Check business credit

How to Check Business Credit Reports: A Step-by-Step Guide

Business credit reports affect financing options. Check your business credit, dispute errors, and maintain a good payment history to improve your business credit standing.

Let’s face it—most business owners are too busy putting out daily fires to worry about something as seemingly abstract as a credit report. You’ve got payroll to meet, customers to please, and suppliers breathing down your neck. Who has time to worry about some mysterious score?

The ability to check business credit reports isn’t just some financial homework you should get around to eventually. Businesses that stay on top of their credit standing routinely outmaneuver competitors who remain clueless about their standing. Think about it—would you rather discover a problem when you’re desperately seeking funding, or address it months before when the pressure’s off?

A thorough company credit check peels back the curtain on how lenders and partners see your business. And let’s be honest, their perception carries more weight than your own assessment. A supplier doesn’t care about your vision or potential—they care about whether their risk department gives you a thumbs up or down.

Step-by-Step Guide to Checking Your Business Credit

Step 1: Get Your House in Order

Before you bother checking anything, make sure your business has its basics straight:

  • Is your business name exactly the same on all documents? (Not “Smith Contracting” on some forms and “Smith Contracting LLC” on others)
  • Is your address current everywhere?
  • Is your EIN consistent across all paperwork?
  • Does your business phone actually work when someone calls it?

Sounds obvious, but you’d be shocked how many businesses mess this up, splitting their credit history into fragments and tanking their scores.

Step 2: Get That D&B DUNS Number

No DUNS number, no D&B report. Simple as that. It’s your business’s fingerprint in their system.

Getting one isn’t complicated, but it takes time:

  1. Hit up the D&B website
  2. Fill out their forms
  3. Wait around (30 days for the free version, faster if you pay)
  4. Get your nine digits of financial identity

Step 3: Pull Your Reports

Time to see what everyone’s saying about your business:

  • Dun & Bradstreet: You’ve got options—one-time report or ongoing monitoring. Honestly, the one-time snapshot is nearly useless given how quickly things change. Expect to pay for anything worthwhile.
  • Experian Business: Their website makes ordering pretty straightforward. Look for their CreditScore report for the basics of BusinessIQ for the full picture. Neither is particularly cheap.
  • Equifax Business: Their portal isn’t winning any design awards, but it gets the job done. Their full business credit report gives you both scores plus the details behind them.

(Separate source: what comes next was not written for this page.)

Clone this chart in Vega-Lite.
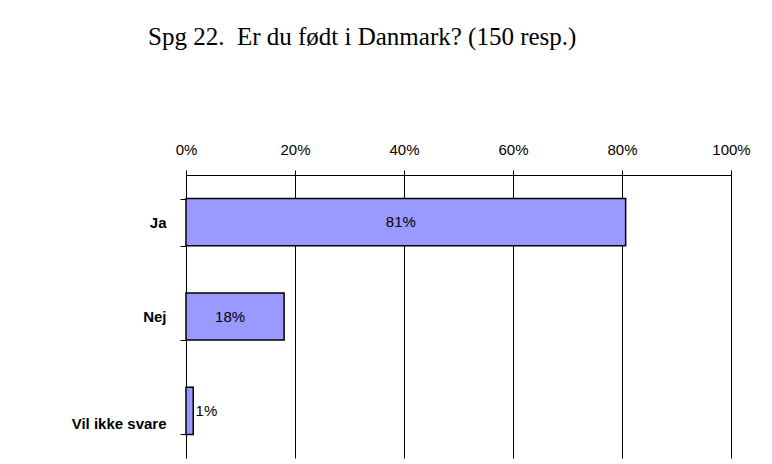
{
  "$schema": "https://vega.github.io/schema/vega-lite/v6.json",
  "autosize": "none",
  "width": 545,
  "height": 283,
  "padding": {"left": 186, "top": 175, "right": 41, "bottom": 6},
  "background": "white",
  "config": {"view": {"stroke": null}},
  "title": {
    "text": "Spg 22.\u00a0 Er du født i Danmark? (150 resp.)",
    "anchor": "start",
    "frame": "group",
    "font": "Liberation Serif",
    "fontSize": 25,
    "fontWeight": "normal",
    "color": "black",
    "baseline": "alphabetic",
    "dx": -38,
    "offset": 72
  },
  "data": {
    "values": [
      {"svar": "Ja", "andel": 0.8067, "label": "81%"},
      {"svar": "Nej", "andel": 0.18, "label": "18%"},
      {"svar": "Vil ikke svare", "andel": 0.0133, "label": "1%"}
    ]
  },
  "layer": [
    {
      "mark": {"type": "bar", "color": "#9999FF", "stroke": "black", "strokeWidth": 1.5},
      "encoding": {
        "y": {
          "field": "svar",
          "type": "nominal",
          "sort": null,
          "scale": {"paddingInner": 0.5, "paddingOuter": 0.25},
          "axis": {
            "title": null,
            "orient": "left",
            "tickBand": "extent",
            "domainColor": "black",
            "tickColor": "black",
            "tickSize": 6,
            "labelFont": "Liberation Sans",
            "labelFontSize": 15,
            "labelFontWeight": "bold",
            "labelColor": "black",
            "labelPadding": 14,
            "labelOffset": {"condition": {"test": "datum.value === 'Vil ikke svare'", "value": 13}, "value": 0}
          }
        },
        "x": {
          "field": "andel",
          "type": "quantitative",
          "scale": {"domain": [0, 1], "nice": false},
          "axis": {
            "title": null,
            "orient": "top",
            "values": [0, 0.2, 0.4, 0.6, 0.8, 1],
            "format": ".0%",
            "grid": true,
            "gridColor": "black",
            "gridOpacity": 1,
            "gridWidth": 1,
            "domainColor": "black",
            "tickColor": "black",
            "tickSize": 5,
            "labelFlush": false,
            "labelFont": "Liberation Sans",
            "labelFontSize": 15,
            "labelColor": "black",
            "labelPadding": 13
          }
        }
      }
    },
    {
      "mark": {
        "type": "text",
        "font": "Liberation Sans",
        "fontSize": 15,
        "color": "black",
        "baseline": "middle",
        "align": {"expr": "datum.andel < 0.05 ? 'left' : 'center'"},
        "dx": {"expr": "datum.andel < 0.05 ? 6 : -5"}
      },
      "encoding": {
        "y": {"field": "svar", "type": "nominal", "sort": null},
        "x": {
          "field": "andel",
          "type": "quantitative",
          "scale": {"domain": [0, 2], "nice": false},
          "axis": null
        },
        "text": {"field": "label"}
      }
    }
  ],
  "resolve": {"scale": {"x": "independent"}}
}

Step 4: Decode What You’re Looking At

When you get your reports, focus on:

  • Payment History This makes up over half your score. Late payments stick around like bad tattoos—six to sevenyears’ worth. And just like that regrettable spring break tattoo, newer ones catch more attention than old ones.
  • Credit Utilization This is how much of your available credit you’re actually using. Maxed out? That’s bad. Using less than a third? That’s good. It’s not rocket science.
  • Credit Age Older accounts boost your score. That credit card you got five years ago but never used? Keep it open. Credit bureaus like stability and history.
  • Public Records Bankruptcies, liens, judgments—these are the nuclear bombs of your credit report. One bankruptcy can drag your score down for years, no matter how perfect everything else looks.

Step 5: Fix the Garbage

Remember this—about one in four business credit reports has mistakes. Yours might, too. Common problems include:

  • Payments you made on time showing up as late
  • Court issues that were resolved still showing as open
  • Another company’s problems mixed in with yours
  • Your good payment history completely missing

Fixing these isn’t fun, but it’s necessary:

  1. Gather proof the report is wrong
  2. Contact the bureau’s dispute department
  3. Follow up weekly until it’s fixed
  4. Document everything (because you’ll probably need to dispute it again)

Step 6: Make It Better

Found weaknesses? Here’s how to fix them:

  • Get credit with suppliers who actually report to bureaus (most don’t)
  • Make a plan to tackle existing debt
  • Stop mixing personal and business finances (seriously, stop it)
  • Pay consistently—even if it means setting up boring autopayments
  • Mix up your credit types between cards, loans, and lines of credit

Bottom Line

In business, capital is like oxygen. Your credit score largely determines whether you’ll be breathing easy or gasping when opportunities arise. While competitors scramble to explain away poor scores during critical moments, smart businesses leverage strong credit reports to secure better terms and lower costs.

The companies that treat their credit as a strategic asset rather than an afterthought don’t just survive – they thrive. Following this guide won’t make you a financial genius overnight, but it will put you miles ahead of the business owners who remain clueless about one of their most important financial indicators.